Federal prosecutors seized more than $61 million in Tether’s USDT tied to a cryptocurrency romance investment scheme. The action signals continued U.S. enforcement focus on stablecoin rails used to move illicit proceeds.
The U.S. Attorney’s Office for the Eastern District of North Carolina announced the seizure on Wednesday. According to the Department of Justice, Homeland Security Investigations traced victim funds through a network of wallets allegedly used to launder proceeds from so-called “pig butchering” scams, identifying accounts with significant balances eligible for forfeiture.
How Did Investigators Trace $61M In USDT?
Court filings cited by the DOJ describe a methodical tracing process. After victims were persuaded to transfer funds to scam-controlled wallets, the proceeds were routed across layered addresses to obscure origin and ownership.

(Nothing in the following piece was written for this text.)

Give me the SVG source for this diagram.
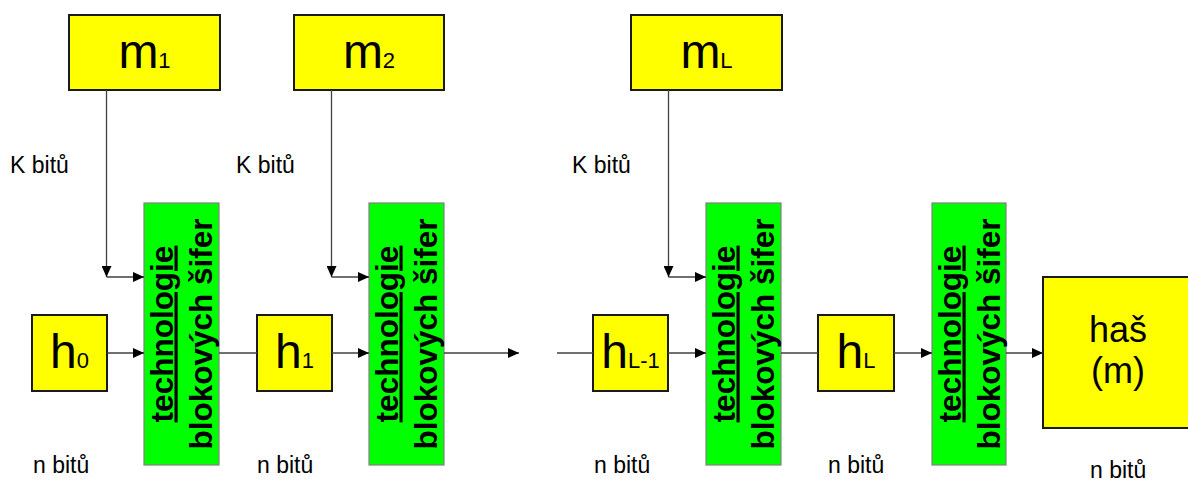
<svg xmlns="http://www.w3.org/2000/svg" width="1188" height="483" viewBox="0 0 1188 483">
  <style>
    .yel { fill: #ffff00; stroke: #1a1a1a; stroke-width: 2; }
    .grn { fill: #00ff00; stroke: #808080; stroke-width: 1.2; }
    .big { font-family: "Liberation Sans", Arial, sans-serif; font-size: 48px; fill: #000; }
    .sub { font-size: 22px; }
    .haz { font-family: "Liberation Sans", Arial, sans-serif; font-size: 36px; fill: #000; text-anchor: middle; }
    .cip { font-family: "Liberation Sans", Arial, sans-serif; font-size: 31.5px; font-weight: bold; fill: #000; text-anchor: middle; }
    .lbl { font-family: "Liberation Sans", Arial, sans-serif; font-size: 23px; fill: #000; }
    .wire { fill: none; stroke: #404040; stroke-width: 1.3; }
  </style>
  <defs>
    <marker id="arrow" markerUnits="userSpaceOnUse" markerWidth="12" markerHeight="10" refX="11" refY="5" orient="auto">
      <path d="M0,0 L11,5 L0,10 Z" fill="#000"/>
    </marker>
  </defs>

  <rect width="1188" height="483" fill="#ffffff"/>

  <!-- message blocks -->
  <g id="m1">
    <rect class="yel" x="69" y="15" width="151" height="75"/>
    <text class="big" x="144.5" y="68" text-anchor="middle">m<tspan class="sub">1</tspan></text>
  </g>
  <g id="m2">
    <rect class="yel" x="294" y="15" width="150" height="75"/>
    <text class="big" x="369" y="68" text-anchor="middle">m<tspan class="sub">2</tspan></text>
  </g>
  <g id="mL">
    <rect class="yel" x="631" y="15" width="151" height="75"/>
    <text class="big" x="706.5" y="68" text-anchor="middle">m<tspan class="sub">L</tspan></text>
  </g>

  <!-- chaining values -->
  <g id="h0">
    <rect class="yel" x="32" y="315" width="75" height="76"/>
    <text class="big" x="69.5" y="368" text-anchor="middle">h<tspan class="sub" font-size="25">0</tspan></text>
  </g>
  <g id="h1">
    <rect class="yel" x="257" y="315" width="75" height="76"/>
    <text class="big" x="294.5" y="368" text-anchor="middle">h<tspan class="sub">1</tspan></text>
  </g>
  <g id="hL-1">
    <rect class="yel" x="593" y="315" width="75" height="76"/>
    <text class="big" x="630.5" y="368" text-anchor="middle">h<tspan class="sub" font-size="23">L-1</tspan></text>
  </g>
  <g id="hL">
    <rect class="yel" x="818" y="315" width="76" height="76"/>
    <text class="big" x="856" y="368" text-anchor="middle">h<tspan class="sub">L</tspan></text>
  </g>
  <g id="hash">
    <rect class="yel" x="1043" y="277" width="152" height="151"/>
    <text class="haz" x="1118" y="342">haš</text>
    <text class="haz" x="1118" y="383">(m)</text>
  </g>

  <!-- block-cipher compression stages -->
  <g id="cipher1">
    <rect class="grn" x="144" y="203" width="75" height="262"/>
    <g transform="translate(144,334) rotate(-90)">
      <text class="cip" x="0" y="28.5" text-decoration="underline">technologie</text>
      <text class="cip" x="0" y="67.5">blokových šifer</text>
    </g>
  </g>
  <g id="cipher2">
    <rect class="grn" x="369" y="203" width="75" height="262"/>
    <g transform="translate(369,334) rotate(-90)">
      <text class="cip" x="0" y="28.5" text-decoration="underline">technologie</text>
      <text class="cip" x="0" y="67.5">blokových šifer</text>
    </g>
  </g>
  <g id="cipher3">
    <rect class="grn" x="706" y="203" width="75" height="262"/>
    <g transform="translate(706,334) rotate(-90)">
      <text class="cip" x="0" y="28.5" text-decoration="underline">technologie</text>
      <text class="cip" x="0" y="67.5">blokových šifer</text>
    </g>
  </g>
  <g id="cipher4">
    <rect class="grn" x="932" y="203" width="74" height="262"/>
    <g transform="translate(932,334) rotate(-90)">
      <text class="cip" x="0" y="28.5" text-decoration="underline">technologie</text>
      <text class="cip" x="0" y="67.5">blokových šifer</text>
    </g>
  </g>

  <!-- width labels -->
  <g id="labels">
    <text class="lbl" x="10" y="173">K bitů</text>
    <text class="lbl" x="236" y="173">K bitů</text>
    <text class="lbl" x="572" y="173">K bitů</text>
    <text class="lbl" x="33" y="473">n bitů</text>
    <text class="lbl" x="257" y="473">n bitů</text>
    <text class="lbl" x="594" y="473">n bitů</text>
    <text class="lbl" x="828" y="473">n bitů</text>
    <text class="lbl" x="1090" y="478">n bitů</text>
  </g>

  <!-- connectors -->
  <g id="connectors">
    <!-- message inputs -->
    <path class="wire" d="M106.5,90 V277" marker-end="url(#arrow)"/>
    <path class="wire" d="M106.5,277 H144" marker-end="url(#arrow)"/>
    <path class="wire" d="M331.5,90 V277" marker-end="url(#arrow)"/>
    <path class="wire" d="M331.5,277 H369" marker-end="url(#arrow)"/>
    <path class="wire" d="M668.5,90 V277" marker-end="url(#arrow)"/>
    <path class="wire" d="M668.5,277 H706" marker-end="url(#arrow)"/>
    <!-- chaining path -->
    <path class="wire" d="M107,353 H144" marker-end="url(#arrow)"/>
    <path class="wire" d="M219,353 H257"/>
    <path class="wire" d="M332,353 H369" marker-end="url(#arrow)"/>
    <path class="wire" d="M444,353 H519" marker-end="url(#arrow)"/>
    <path class="wire" d="M557,353 H593"/>
    <path class="wire" d="M668,353 H706" marker-end="url(#arrow)"/>
    <path class="wire" d="M781,353 H818"/>
    <path class="wire" d="M894,353 H932" marker-end="url(#arrow)"/>
    <path class="wire" d="M1006,353 H1043" marker-end="url(#arrow)"/>
  </g>
</svg>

Investigators followed one victim’s transfers across multiple wallets before isolating accounts still holding substantial USDT balances subject to seizure.
The case adds to a growing list of high-value crypto forfeitures. In January, the DOJ announced a roughly $400 million forfeiture tied to the Helix darknet mixer, highlighting enforcement agencies’ increasing technical capacity to track blockchain transactions. Does the scale of this seizure suggest that stablecoin transparency is becoming a liability for fraud networks?
“The seizure of a staggering $61 million worth of funds linked to cryptocurrency fraud shows that, in the Eastern District of North Carolina, cheaters never win,” said U.S. Attorney Ellis Boyle in the statement.
He added that the office’s asset forfeiture team worked with Homeland Security Investigations to “take the profit out of crime.”
Still, the seizure underscores how frequently romance-driven investment fraud relies on crypto infrastructure. Scammers typically cultivate trust through fabricated relationships, present fake trading dashboards showing fabricated gains, and demand additional “taxes” or “fees” when victims attempt withdrawals, according to court documents. Further forfeiture filings and potential indictments will indicate whether authorities can convert blockchain tracing successes into broader deterrence.